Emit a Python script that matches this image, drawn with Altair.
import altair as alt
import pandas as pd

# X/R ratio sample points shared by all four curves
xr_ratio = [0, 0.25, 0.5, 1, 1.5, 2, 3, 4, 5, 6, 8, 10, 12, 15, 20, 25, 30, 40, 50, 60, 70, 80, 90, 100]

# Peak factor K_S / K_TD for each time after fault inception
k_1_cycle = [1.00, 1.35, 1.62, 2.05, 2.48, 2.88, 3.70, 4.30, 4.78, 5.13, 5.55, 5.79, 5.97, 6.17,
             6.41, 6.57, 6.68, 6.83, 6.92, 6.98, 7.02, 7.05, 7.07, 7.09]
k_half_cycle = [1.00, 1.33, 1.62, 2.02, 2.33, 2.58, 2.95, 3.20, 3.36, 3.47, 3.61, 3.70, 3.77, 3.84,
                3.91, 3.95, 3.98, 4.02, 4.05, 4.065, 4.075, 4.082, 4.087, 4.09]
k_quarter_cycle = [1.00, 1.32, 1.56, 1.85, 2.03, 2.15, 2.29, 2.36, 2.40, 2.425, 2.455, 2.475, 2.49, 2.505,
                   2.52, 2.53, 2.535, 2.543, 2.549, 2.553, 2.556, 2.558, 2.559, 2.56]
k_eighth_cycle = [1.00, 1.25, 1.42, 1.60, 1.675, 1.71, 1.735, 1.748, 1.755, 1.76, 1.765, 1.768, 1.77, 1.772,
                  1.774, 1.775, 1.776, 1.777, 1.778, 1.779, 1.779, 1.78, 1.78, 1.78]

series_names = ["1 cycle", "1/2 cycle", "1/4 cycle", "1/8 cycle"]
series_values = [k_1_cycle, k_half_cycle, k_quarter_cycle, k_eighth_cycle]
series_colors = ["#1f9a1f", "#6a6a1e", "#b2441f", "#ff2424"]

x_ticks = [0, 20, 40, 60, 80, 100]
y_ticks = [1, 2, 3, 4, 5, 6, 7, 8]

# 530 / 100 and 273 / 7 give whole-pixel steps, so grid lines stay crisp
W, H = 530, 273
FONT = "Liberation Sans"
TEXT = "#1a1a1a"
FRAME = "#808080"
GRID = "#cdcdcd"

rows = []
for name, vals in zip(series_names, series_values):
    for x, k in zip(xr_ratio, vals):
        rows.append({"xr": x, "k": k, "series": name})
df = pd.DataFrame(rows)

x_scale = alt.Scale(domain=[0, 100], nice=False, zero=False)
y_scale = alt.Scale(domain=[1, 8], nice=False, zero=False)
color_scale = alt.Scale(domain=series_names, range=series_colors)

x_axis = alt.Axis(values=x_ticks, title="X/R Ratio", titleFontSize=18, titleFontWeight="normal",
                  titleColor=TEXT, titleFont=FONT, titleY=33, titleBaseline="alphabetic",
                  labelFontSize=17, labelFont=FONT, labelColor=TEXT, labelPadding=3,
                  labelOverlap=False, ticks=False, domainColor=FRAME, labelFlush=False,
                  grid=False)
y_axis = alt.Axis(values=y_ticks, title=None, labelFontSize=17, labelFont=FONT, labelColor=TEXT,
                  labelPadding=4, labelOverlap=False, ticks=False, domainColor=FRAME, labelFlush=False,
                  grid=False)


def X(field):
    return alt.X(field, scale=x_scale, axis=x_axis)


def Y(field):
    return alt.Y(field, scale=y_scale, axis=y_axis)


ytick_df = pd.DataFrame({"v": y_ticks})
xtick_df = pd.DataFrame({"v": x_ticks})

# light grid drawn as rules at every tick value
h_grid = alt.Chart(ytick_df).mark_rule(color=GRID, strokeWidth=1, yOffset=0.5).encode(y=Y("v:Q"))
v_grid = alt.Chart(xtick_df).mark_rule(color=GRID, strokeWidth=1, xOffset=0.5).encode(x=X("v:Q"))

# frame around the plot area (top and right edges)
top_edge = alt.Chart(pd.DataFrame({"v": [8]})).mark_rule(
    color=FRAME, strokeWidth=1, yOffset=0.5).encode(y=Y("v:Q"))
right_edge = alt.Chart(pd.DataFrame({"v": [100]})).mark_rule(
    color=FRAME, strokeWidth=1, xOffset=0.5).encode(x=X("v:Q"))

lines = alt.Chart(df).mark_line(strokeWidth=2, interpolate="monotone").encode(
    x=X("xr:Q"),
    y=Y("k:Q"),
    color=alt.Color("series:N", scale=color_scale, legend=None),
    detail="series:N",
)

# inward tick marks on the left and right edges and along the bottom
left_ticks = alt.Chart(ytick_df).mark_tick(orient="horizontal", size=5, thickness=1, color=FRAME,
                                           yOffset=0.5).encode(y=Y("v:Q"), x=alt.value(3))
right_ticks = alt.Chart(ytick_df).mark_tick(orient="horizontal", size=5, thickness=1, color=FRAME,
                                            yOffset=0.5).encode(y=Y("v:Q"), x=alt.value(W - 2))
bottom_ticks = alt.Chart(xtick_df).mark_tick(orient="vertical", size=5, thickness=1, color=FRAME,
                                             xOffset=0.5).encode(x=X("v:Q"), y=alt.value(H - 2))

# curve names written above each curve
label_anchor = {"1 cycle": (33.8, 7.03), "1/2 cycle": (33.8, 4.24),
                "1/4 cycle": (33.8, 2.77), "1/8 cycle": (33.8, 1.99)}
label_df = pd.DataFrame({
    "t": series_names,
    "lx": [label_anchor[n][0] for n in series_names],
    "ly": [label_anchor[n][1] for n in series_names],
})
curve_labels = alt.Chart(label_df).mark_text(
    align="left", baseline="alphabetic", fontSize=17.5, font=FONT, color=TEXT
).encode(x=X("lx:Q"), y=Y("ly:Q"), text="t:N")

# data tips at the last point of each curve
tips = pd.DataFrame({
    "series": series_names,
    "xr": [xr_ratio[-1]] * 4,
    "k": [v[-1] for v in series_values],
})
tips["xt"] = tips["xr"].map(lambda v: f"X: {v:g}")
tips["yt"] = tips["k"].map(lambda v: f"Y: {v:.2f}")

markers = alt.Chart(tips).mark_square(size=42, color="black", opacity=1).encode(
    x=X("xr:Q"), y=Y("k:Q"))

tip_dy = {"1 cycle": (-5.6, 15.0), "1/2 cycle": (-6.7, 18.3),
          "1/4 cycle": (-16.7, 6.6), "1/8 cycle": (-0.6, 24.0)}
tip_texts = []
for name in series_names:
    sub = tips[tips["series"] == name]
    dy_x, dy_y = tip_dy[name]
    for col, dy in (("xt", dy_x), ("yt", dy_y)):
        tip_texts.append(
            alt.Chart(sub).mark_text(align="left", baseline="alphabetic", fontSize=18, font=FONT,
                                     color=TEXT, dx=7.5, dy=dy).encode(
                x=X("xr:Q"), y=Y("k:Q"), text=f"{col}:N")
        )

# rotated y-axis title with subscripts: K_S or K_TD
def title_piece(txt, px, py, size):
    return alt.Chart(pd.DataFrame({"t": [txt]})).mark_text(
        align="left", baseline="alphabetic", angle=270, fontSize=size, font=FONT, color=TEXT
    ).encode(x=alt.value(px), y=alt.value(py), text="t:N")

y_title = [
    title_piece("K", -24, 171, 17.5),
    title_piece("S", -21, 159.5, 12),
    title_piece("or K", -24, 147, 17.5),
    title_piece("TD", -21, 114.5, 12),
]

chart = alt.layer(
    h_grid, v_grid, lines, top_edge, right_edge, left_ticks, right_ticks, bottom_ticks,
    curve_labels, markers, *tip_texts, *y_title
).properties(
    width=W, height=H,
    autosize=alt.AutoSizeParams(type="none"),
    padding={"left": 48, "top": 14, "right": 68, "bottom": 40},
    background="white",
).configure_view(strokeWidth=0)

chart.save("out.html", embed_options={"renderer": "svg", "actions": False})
◆ ◆ ◆ ◆ ◆
→ **Do this**:
Please print the material above exactly as it appears, from its first line through the line containing "80, 90, 100]", inclusive, and stop there.

→ **Correct result**:
Emit a Python script that matches this image, drawn with Altair.
import altair as alt
import pandas as pd

# X/R ratio sample points shared by all four curves
xr_ratio = [0, 0.25, 0.5, 1, 1.5, 2, 3, 4, 5, 6, 8, 10, 12, 15, 20, 25, 30, 40, 50, 60, 70, 80, 90, 100]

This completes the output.